Nor do we find respondent’s position supported by logic. What kind of "binding obligation” would respondent require petitioner to enter into with Charter in a situation such as this?6 Charter would clearly not issue a new annuity policy to petitioner unless it was paid, and petitioner clearly could not demand the issuance of a new policy until she paid for it. Any "agreement” entered into between petitioner and Charter thus would clearly be executory on both sides, with performance by one side contingent upon performance by the other side. If petitioner failed to use the proceeds of her valic policy, or equivalent funds, to pay for the issuance of a new annuity policy by Charter, then Charter would clearly not issue it. In the circumstances of this case, we fail to see how any meaningful "binding obligation” could have been entered into between petitioner and Charter which would have any controlling effect in the premises.

So far as respondent’s reliance on Rev. Rui. 73-124 is concerned, we note that revenue rulings do not have the force of law and are merely statements of the Commissioner’s litigating and administrative positions. Dixon v. United States, 381 U.S. 68, 73 (1965); Stubbs, Overbeck & Associates v. United States, 445 F.2d 1142, 1146-1147 (5th Cir. 1971). Even if we were to give precedential weight to respondent’s revenue ruling here, we do not think it stands for the proposition cited. The ruling merely stands for the proposition that under the facts there given, not distinguishable from the facts in the instant case, a valid exchange of insurance policies within the meaning of section 1035 took place, without reference to any alleged "binding agreement.”

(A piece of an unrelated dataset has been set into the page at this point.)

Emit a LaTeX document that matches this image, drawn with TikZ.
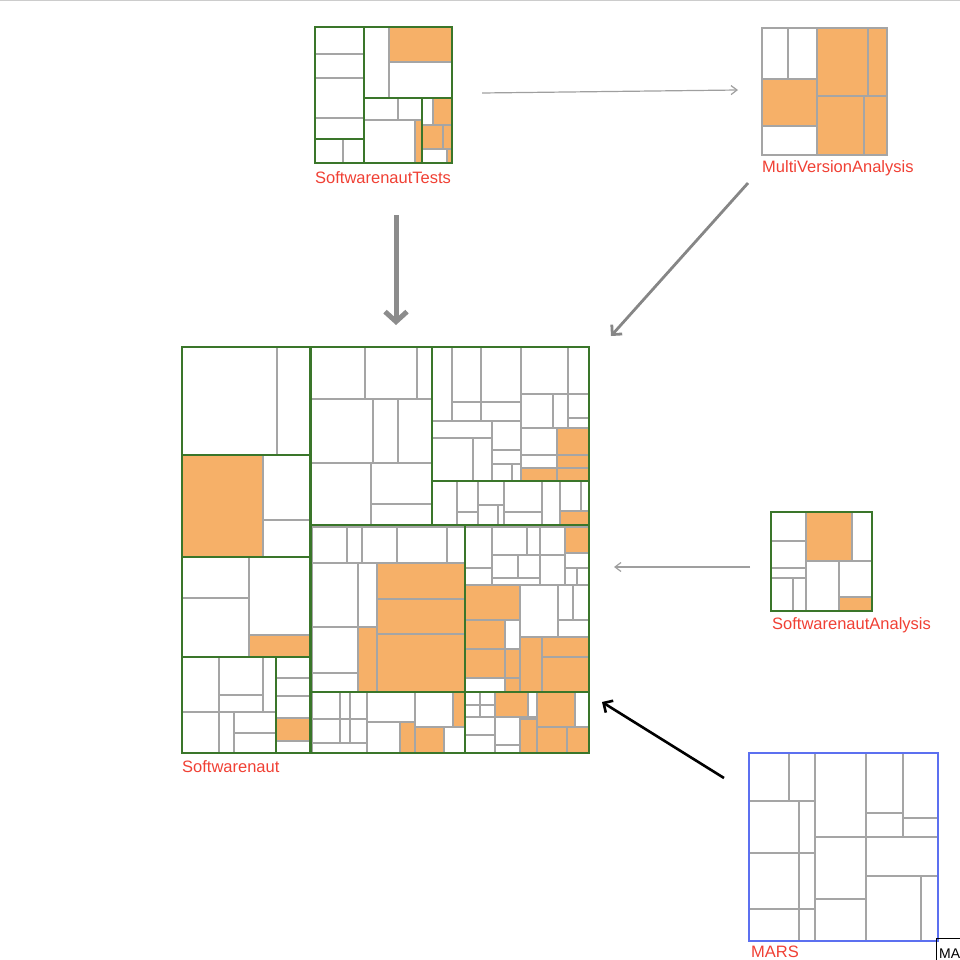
\documentclass[tikz,border=0pt]{standalone}
\usepackage{fontspec}
\setsansfont{Liberation Sans}
\definecolor{hotorange}{RGB}{246,176,104}
\definecolor{grpgreen}{RGB}{58,118,42}
\definecolor{leafgray}{RGB}{165,165,165}
\definecolor{lblred}{RGB}{240,64,52}
\definecolor{marsblue}{RGB}{92,112,240}
\usepackage{tikz}
\usetikzlibrary{arrows.meta,positioning,calc}

\begin{document}
\begin{tikzpicture}[x=1pt, y=-1pt,
    leafbox/.style={draw=leafgray, line width=1.4pt, fill=white},
    hotbox/.style={leafbox, fill=hotorange},
    grpbox/.style={draw=grpgreen, line width=2.7pt},
    lbl/.style={text=lblred, anchor=base west, inner sep=0pt,
        font=\sffamily\fontsize{16.5}{18}\selectfont},
    dep/.style={gray}]
    \useasboundingbox (0,0) rectangle (960,960);
    \clip (0,0) rectangle (960,960);
    \draw[gray!40, line width=1pt] (0,1) -- (960,1);

    % SoftwarenautTests
    \foreach \a/\b/\c/\d in {315/27/364/54, 315/54/364/78, 315/78/364/118,
        315/118/364/139, 315/139/343/163, 343/139/364/163, 364/27/389/98,
        389/62/452/98, 364/98/398/120, 398/98/422/120, 364/120/415/163,
        422/98/433/125, 422/149/447/163}
        \draw[leafbox] (\a,\b) rectangle (\c,\d);
    \foreach \a/\b/\c/\d in {389/27/452/62, 415/120/422/163, 433/98/452/125,
        422/125/443/149, 443/125/452/149, 447/149/452/163}
        \draw[hotbox] (\a,\b) rectangle (\c,\d);
    \foreach \a/\b/\c/\d in {315/27/364/139, 315/139/364/163, 364/27/452/98,
        364/98/422/163, 422/98/452/163, 315/27/452/163}
        \draw[grpbox] (\a,\b) rectangle (\c,\d);
    \node[lbl] (testslbl) at (315,183) {SoftwarenautTests};

    % MultiVersionAnalysis
    \foreach \a/\b/\c/\d in {762/28/788/79, 788/28/817/79, 762/126/817/155}
        \draw[leafbox] (\a,\b) rectangle (\c,\d);
    \foreach \a/\b/\c/\d in {762/79/817/126, 817/28/868/96, 868/28/887/96,
        817/96/864/155, 864/96/887/155}
        \draw[hotbox] (\a,\b) rectangle (\c,\d);
    \draw[leafbox, fill=none, line width=1.8pt] (762,28) rectangle (887,155);
    \node[lbl] (mvalbl) at (762,172) {MultiVersionAnalysis};

    % SoftwarenautAnalysis
    \foreach \a/\b/\c/\d in {771/512/806/541, 771/541/806/568, 771/568/806/578,
        771/578/793/611, 793/578/806/611, 852/512/872/561, 806/561/839/611,
        839/561/872/597}
        \draw[leafbox] (\a,\b) rectangle (\c,\d);
    \foreach \a/\b/\c/\d in {806/512/852/561, 839/597/872/611}
        \draw[hotbox] (\a,\b) rectangle (\c,\d);
    \draw[grpbox] (771,512) rectangle (872,611);
    \node[lbl] (analysislbl) at (772,629) {SoftwarenautAnalysis};

    % MARS
    \foreach \a/\b/\c/\d in {749/753/789/801, 789/753/815/801, 749/801/799/853,
        799/801/815/853, 749/853/799/909, 799/853/815/909, 749/909/799/941,
        799/909/815/941, 815/753/866/837, 815/837/866/899, 815/899/866/941,
        866/753/903/813, 866/813/903/837, 903/753/938/818, 903/818/938/837,
        866/837/938/876, 866/876/921/941, 921/876/938/941}
        \draw[leafbox] (\a,\b) rectangle (\c,\d);
    \draw[marsblue, line width=2.6pt] (749,753) rectangle (938,941);
    \node[lbl] (marslbl) at (751,957) {MARS};
    \node[draw=black, line width=1pt, anchor=north west, minimum width=40pt,
        minimum height=30pt] (mabox) at (936,938) {};
    \node[anchor=base west, inner sep=0pt, font=\sffamily\fontsize{14}{16}\selectfont]
        (malbl) at (939,958) {MA};

    % Softwarenaut
    \foreach \a/\b/\c/\d in {182/347/277/455, 277/347/310/455,
        263/455/310/520, 263/520/310/557,
        182/557/249/598, 182/598/249/657, 249/557/310/635,
        182/657/219/712, 219/657/263/695, 219/695/263/712, 263/657/276/712,
        182/712/219/753, 219/712/234/753, 234/712/276/733, 234/733/276/753,
        276/657/310/678, 276/678/310/696, 276/696/310/718, 276/741/310/753,
        311/347/365/399, 365/347/417/399, 417/347/432/399,
        311/399/373/463, 373/399/398/463, 398/399/432/463,
        311/463/371/525, 371/463/432/504, 371/504/432/525,
        432/347/452/421, 452/347/481/402, 481/347/521/402, 452/402/481/421,
        481/402/521/421, 432/421/492/438, 432/438/473/481, 473/438/492/481,
        492/421/521/450, 492/450/521/464, 492/464/512/481, 512/464/521/481,
        521/347/568/394, 568/347/589/394, 521/394/553/428, 553/394/568/428,
        568/394/589/418, 568/418/589/428, 521/428/557/455, 521/455/557/468,
        432/481/457/525, 457/481/478/512, 457/512/478/525, 478/481/504/505,
        478/505/498/525, 498/505/504/525, 504/481/542/512, 504/512/542/525,
        542/481/560/525, 560/481/581/511, 581/481/589/511,
        312/527/347/563, 347/527/362/563, 362/527/397/563, 397/527/447/563,
        447/527/465/563, 312/563/358/627, 312/627/358/673, 312/673/358/692,
        358/563/377/627,
        465/527/492/568, 465/568/492/585, 492/527/527/555, 527/527/540/555,
        540/527/565/555, 492/555/518/578, 518/555/540/578, 540/555/565/585,
        492/578/540/585, 565/553/589/568, 565/568/577/585, 577/568/589/585,
        520/585/558/637, 558/585/573/620, 573/585/589/620, 558/620/589/637,
        505/620/520/649, 465/678/505/692,
        312/692/340/719, 340/692/350/719, 350/692/367/719, 312/719/340/743,
        340/719/350/743, 350/719/367/743, 312/743/367/753, 367/692/415/722,
        415/692/453/727, 367/722/400/753, 444/727/465/753,
        465/692/480/705, 480/692/495/705, 465/705/480/717, 480/705/495/717,
        465/717/495/735, 465/735/495/753, 528/692/537/717, 575/692/589/727,
        495/717/520/745, 495/745/520/753}
        \draw[leafbox] (\a,\b) rectangle (\c,\d);
    \foreach \a/\b/\c/\d in {182/455/263/557, 249/635/310/657, 276/718/310/741,
        521/468/557/481, 557/428/589/455, 557/455/589/468, 557/468/589/481,
        560/511/589/525,
        358/627/377/692, 377/563/465/599, 377/599/465/634, 377/634/465/692,
        565/527/589/553, 465/585/520/620, 465/620/505/649, 465/649/505/678,
        505/649/520/678, 505/678/520/692, 520/637/542/692, 542/637/589/657,
        542/657/589/692,
        453/692/465/727, 400/722/415/753, 415/727/444/753,
        495/692/528/717, 537/692/575/727, 520/719/537/753, 537/727/567/753,
        567/727/589/753}
        \draw[hotbox] (\a,\b) rectangle (\c,\d);
    \foreach \a/\b/\c/\d in {182/347/310/455, 182/455/310/557, 182/557/310/657,
        182/657/310/753, 276/657/310/753, 311/347/432/525, 432/347/589/481,
        432/481/589/525, 311/525/465/692, 465/525/589/692, 311/692/465/753,
        465/692/589/753, 182/347/589/753}
        \draw[grpbox] (\a,\b) rectangle (\c,\d);
    \node[lbl] (mainlbl) at (182,772) {Softwarenaut};

    % dependency arrows
    \coordinate (testsout) at (482,93);
    \coordinate (mvain) at (738,90);
    \coordinate (testsdown) at (396,215);
    \coordinate (maintop) at (396,325);
    \coordinate (mvaout) at (748,183);
    \coordinate (maincorner) at (611,336);
    \coordinate (analysisout) at (750,567);
    \coordinate (mainright) at (614,567);
    \coordinate (marsout) at (724,778);
    \coordinate (mainlow) at (602,702);
    \draw[dep, gray!75, line width=1.2pt,
        -{Straight Barb[length=6pt, width=9pt]}] (testsout) -- (mvain);
    \draw[dep, gray!90, line width=5pt,
        -{Straight Barb[length=10pt, width=22pt]}] (testsdown) -- (maintop);
    \draw[dep, gray!95, line width=2.8pt,
        -{Straight Barb[length=7pt, width=14pt]}] (mvaout) -- (maincorner);
    \draw[dep, gray!75, line width=1.2pt,
        -{Straight Barb[length=6pt, width=9pt]}] (analysisout) -- (mainright);
    \draw[black, line width=2.6pt,
        -{Straight Barb[length=7pt, width=14pt]}] (marsout) -- (mainlow);
\end{tikzpicture}
\end{document}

Finding no warrant for respondent’s position herein, and finding that petitioner acted within the clear terms of section 1035 and the applicable regulation, we hold that her exchange of her valic annuity policy for a new Charter annuity policy was within the terms of section 1035, and that no gain or loss should be recognized to petitioner by reason of the exchange.

Decision will be entered under Rule 155.

All statutory references are to the Internal Revenue Code of 1954 as in effect in the year in issue, and all Rule references are to the Tax Court Rules of Practice and Procedure, except as otherwise noted.

Petitioner Martin I. Greene is involved herein only by having filed a joint return with petitioner June A. Greene, and will not be referred to hereinafter.

The parties are in agreement that the provisions of sec. 403(b)(8) (concerning “rollover amounts”) do not apply in the instant case. Although the Court is not bound by the stipulation of the parties as to matters of law, see King v. United States, 641 F.2d 253 (5th Cir. 1981), we have examined independently the provisions of sec. 403(b)(8), and we conclude that such section does not apply herein, since the distribution of the balance of the VALIC account to petitioner did not constitute a "qualifying distribution” within the meaning of sec. 403(b)(8) and sec. 402(e)(4)(A), as in effect in 1980.

Sec. 72(e) provided as follows:

SEC. 72(e). Amounts Not Received as Annuities.—
(1) General rule. — If any amount is received under an annuity, endowment, or life insurance contract, if such amount is not received as an annuity, and if no other provision of this subtitle applies, then such amount—
(A) if received on or after the annuity starting date, shall be included in gross income; or
(B) if subparagraph (A) does not apply, shall be included in gross income, but only to the extent that it (when added to amounts previously received under the contract which were excludable from gross income under this subtitle or prior income tax laws) exceeds the aggregate premiums or other consideration paid.
For purposes of this section, any amount received which is in the nature of a dividend or similar distribution shall be treated as an amount not received as an annuity.
(2) Special rules for application of paragraph (1). — For purposes of paragraph (1), the following shall be treated as amounts not received as an annuity:
(A) any amount received, whether in a single sum or otherwise, under a contract in full discharge of the obligation under the contract which is in the nature of a refund of the consideration paid for the contract; and
(B) any amount received under a contract on its surrender, redemption, or maturity. In the case of any amount to which the preceding sentence applies, the rule of paragraph (1)(B) shall apply (and the rule of paragraph (1)(A) shall not apply).

"Exchange of goods is a commutation, transmutation, or transfer of goods for other goods, as distinguished from sale, which is a transfer of goods for money.” Black’s Law Dictionary (3d ed. 1933), defining "exchange” in the law of personal property.

Note that respondent is not arguing that petitioner had to enter into any form of "binding obligation” with VALIC, the first company in which she had her annuity, and the company which paid her the money.